Addison "Sonny" Wheelock, Jr., who has represented the district for more than two decades, announced his retirement earlier this year. He said Wednesday he has not endorsed a candidate.

Also running are Hal Gurian and Todd Knipe, who each served in the military -- Gurian for six years of active duty and reserves in the Army and Knipe for four years in the Navy.

Gurian, 81, who owned several Maryland-based Hallmark greeting card stores before he retired, more recently volunteered with Michigan's Voters Not Politicians, the non-partisan group behind Proposal 2, which created the Independent Citizens Redistricting Commission.

That experience increased Gurian's lifelong interest in politics, he said, and like Morris, when Wheelock retired, Gurian, the married father of two, said he decided to run for the seat.

"What's very, very important is paying back the pension debt," Gurian said. "We're only 52 or 53 percent funded, that was ignored by the board for a while and it should be our priority to pay it back without raising taxes."

How the board will deal with funding shortfalls because of COVID-19 and a board ethics policy should also be prioritized, he said.

"The county will get less from the state so we'll have various choices to make and raising taxes would be horrible," Gurian said. "We're going to have to cut. Some things you can't cut and some things are flexible and in January the incoming board will inherit that and we're going to have to deal with it."

Financing a new jail with a bond issue and collaborating with Housing North, business leaders and area townships to build workplace housing are two additional projects Gurian highlighted as important.

"Any issue is complicated," he said. "People often look for easy answers but nothing is easy."

Knipe, 52, said the need for sustainable career-level jobs in the community is his number one issue.
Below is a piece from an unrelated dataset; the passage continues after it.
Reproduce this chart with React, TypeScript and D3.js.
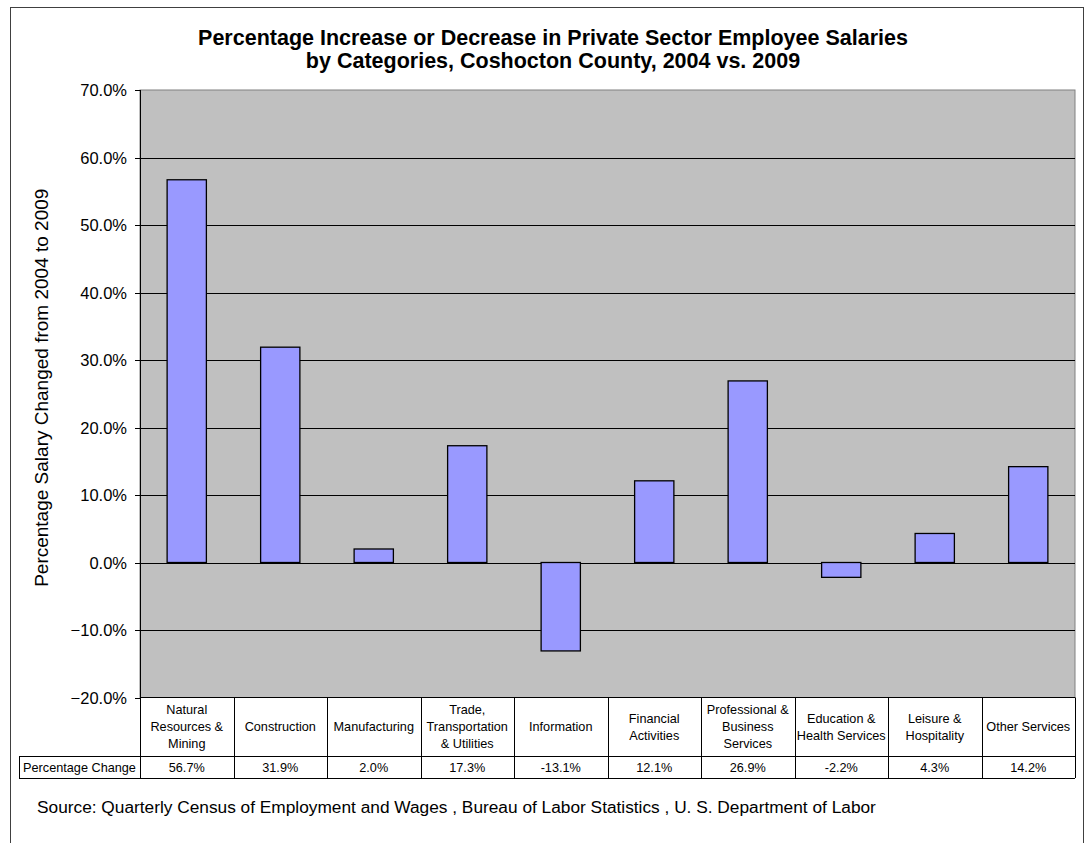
import React from "react";
import * as d3 from "d3";

const categories: string[][] = [
  ["Natural", "Resources &", "Mining"],
  ["Construction"],
  ["Manufacturing"],
  ["Trade,", "Transportation", "& Utilities"],
  ["Information"],
  ["Financial", "Activities"],
  ["Professional &", "Business", "Services"],
  ["Education &", "Health Services"],
  ["Leisure &", "Hospitality"],
  ["Other Services"],
];
const values: number[] = [56.7, 31.9, 2.0, 17.3, -13.1, 12.1, 26.9, -2.2, 4.3, 14.2];
const valueLabels: string[] = ["56.7%", "31.9%", "2.0%", "17.3%", "-13.1%", "12.1%", "26.9%", "-2.2%", "4.3%", "14.2%"];
const yTicks: number[] = [-20, -10, 0, 10, 20, 30, 40, 50, 60, 70];
const titleLines: string[] = [
  "Percentage Increase or Decrease in Private Sector Employee Salaries",
  "by Categories, Coshocton County, 2004 vs. 2009",
];
const yAxisTitle = "Percentage Salary Changed from 2004 to 2009";
const rowLabel = "Percentage Change";
const sourceText =
  "Source: Quarterly Census of Employment and Wages , Bureau of Labor Statistics , U. S. Department of Labor";

const W = 1089;
const H = 843;
const plotL = 140;
const plotR = 1075;
const plotT = 90;
const plotB = 697.5;
const headerB = 756;
const rowB = 778;
const font = "'Liberation Sans', Arial, sans-serif";

export default function App() {
  const idx = categories.map((_, i) => String(i));
  const x = d3.scaleBand<string>().domain(idx).range([plotL, plotR]).paddingInner(0.58).paddingOuter(0.29);
  const xCol = d3.scaleBand<string>().domain(idx).range([plotL, plotR]);
  const y = d3.scaleLinear().domain([-20, 70]).range([plotB, plotT]);
  const tfs = 12.7;

  return (
    <svg width={W} height={H} style={{ position: "absolute", left: 0, top: 0 }} fontFamily={font}>
      <rect x={0} y={0} width={W} height={H} fill="#fff" />
      <rect x={10.5} y={7.5} width={1073} height={H} fill="#fff" stroke="#404040" strokeWidth={1} />
      {titleLines.map((t, i) => (
        <text key={i} x={553} y={44.5 + i * 23.5} textAnchor="middle" fontSize={21.5} fontWeight="bold" fill="#000">
          {t}
        </text>
      ))}
      <rect x={plotL} y={plotT} width={plotR - plotL} height={plotB - plotT} fill="#c0c0c0" stroke="#808080" strokeWidth={1} />
      {yTicks.map((t) => (
        <g key={t}>
          {t !== -20 && t !== 70 && (
            <line x1={plotL} x2={plotR} y1={Math.round(y(t)) + 0.5} y2={Math.round(y(t)) + 0.5} stroke="#000" strokeWidth={1} />
          )}
          <line x1={plotL - 5} x2={plotL} y1={Math.round(y(t)) + 0.5} y2={Math.round(y(t)) + 0.5} stroke="#000" />
          <text x={127} y={y(t) + 6} textAnchor="end" fontSize={16.5} fill="#000">
            {d3.format(".1f")(t) + "%"}
          </text>
        </g>
      ))}
      <line x1={plotL + 0.5} x2={plotL + 0.5} y1={plotT} y2={plotB} stroke="#000" />
      {values.map((v, i) => {
        const y0 = y(0);
        const yv = y(v);
        return (
          <rect
            key={i}
            x={x(String(i))!}
            y={Math.min(y0, yv)}
            width={x.bandwidth()}
            height={Math.abs(yv - y0)}
            fill="#9999ff"
            stroke="#000"
            strokeWidth={1.3}
          />
        );
      })}
      <text
        transform={`translate(48,${(plotT + plotB) / 2 - 6}) rotate(-90)`}
        textAnchor="middle"
        fontSize={19}
        fill="#000"
      >
        {yAxisTitle}
      </text>
      {/* data table */}
      <line x1={plotL} x2={plotR} y1={plotB} y2={plotB} stroke="#000" />
      <line x1={19} x2={plotR} y1={headerB + 0.5} y2={headerB + 0.5} stroke="#000" />
      <line x1={19} x2={plotR} y1={rowB + 0.5} y2={rowB + 0.5} stroke="#000" />
      <line x1={19.5} x2={19.5} y1={headerB} y2={rowB} stroke="#000" />
      {idx.map((k) => (
        <line key={k} x1={Math.round(xCol(k)!) + 0.5} x2={Math.round(xCol(k)!) + 0.5} y1={plotB} y2={rowB} stroke="#000" />
      ))}
      <line x1={plotR + 0.5} x2={plotR + 0.5} y1={plotB} y2={rowB} stroke="#000" />
      {categories.map((lines, i) => {
        const cx = xCol(String(i))! + xCol.bandwidth() / 2;
        const midY = (plotB + headerB) / 2;
        const lh = 17;
        const start = midY - ((lines.length - 1) * lh) / 2;
        return lines.map((ln, j) => (
          <text key={i + "-" + j} x={cx} y={start + j * lh + 4.5} textAnchor="middle" fontSize={tfs} fill="#000">
            {ln}
          </text>
        ));
      })}
      <text x={(19 + plotL) / 2} y={(headerB + rowB) / 2 + 4.5} textAnchor="middle" fontSize={tfs} fill="#000">
        {rowLabel}
      </text>
      {valueLabels.map((v, i) => (
        <text
          key={i}
          x={xCol(String(i))! + xCol.bandwidth() / 2}
          y={(headerB + rowB) / 2 + 4.5}
          textAnchor="middle"
          fontSize={tfs}
          fill="#000"
        >
          {v}
        </text>
      ))}
      <text x={37} y={813} fontSize={17.3} fill="#000">
        {sourceText}
      </text>
    </svg>
  );
}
The married father of two said many of the area's challenges, such as a need for more affordable housing, could be solved by bringing in more high-paying jobs.
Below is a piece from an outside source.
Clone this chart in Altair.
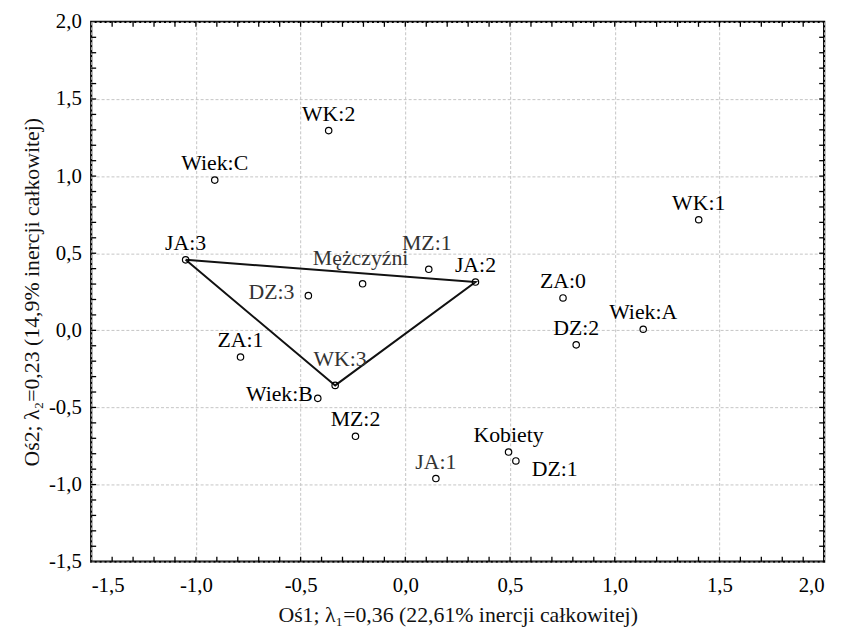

"The fact that my kids growing up right now and talk about leaving really hit home," Knipe said. "I sacrificed a lot in order to stay here and I did that because of my love for the area. I would really desire that they have that opportunity too."

Knipe spent years traveling 30 to 45 weeks of the year as head of project management for company that installed emergency communications systems for senior communities. For the past 18 months his job transitioned to one where he stays home and has the time to devote to the board, he said.

He said he'd like to see less drama and strife on the board and more support for veterans.

Knipe said he is active in conservation groups such as the Quality Deer Management Association and Michigan Conservation Clubs and helped form a cooperative of landowners in Antrim County where he has access to hunting property.

For Morris it was a family tragedy -- the 2004 death of her teenage daughter, Adrian, as the result of a car crash -- she said inspires her to give back to the community.

"When Adrian died, this community showed itself for what it was," Morris said. "They wrapped their arms around us and gave us hope."

Since then Morris said she has volunteered at Michael's House, worked with Traverse City West Senior High School to establish a scholarship in Adrian's name, served on nonprofit boards and volunteered at the Women's Resource Center.

Morris, a married mother of 3, learned the driver of the other vehicle in the crash had dozens of moving violations, and said communication between agencies and the funding of law enforcement would be one of her priorities if elected.

"It planted a seed that I needed to do something," she said. "I support growth, but growth with the right infrastructure and there is at least one intersection in District 4 that needs addressing, so another family doesn't go through what we did."

The North Long Lake Road, East Long Lake Road and Strait Road intersection is problematic, she said.

Morris said her business is still thriving, she looks forward to returning to a full schedule when conditions allow and that good management of county and township parks, such as Twin Lakes, are also on her list of priorities.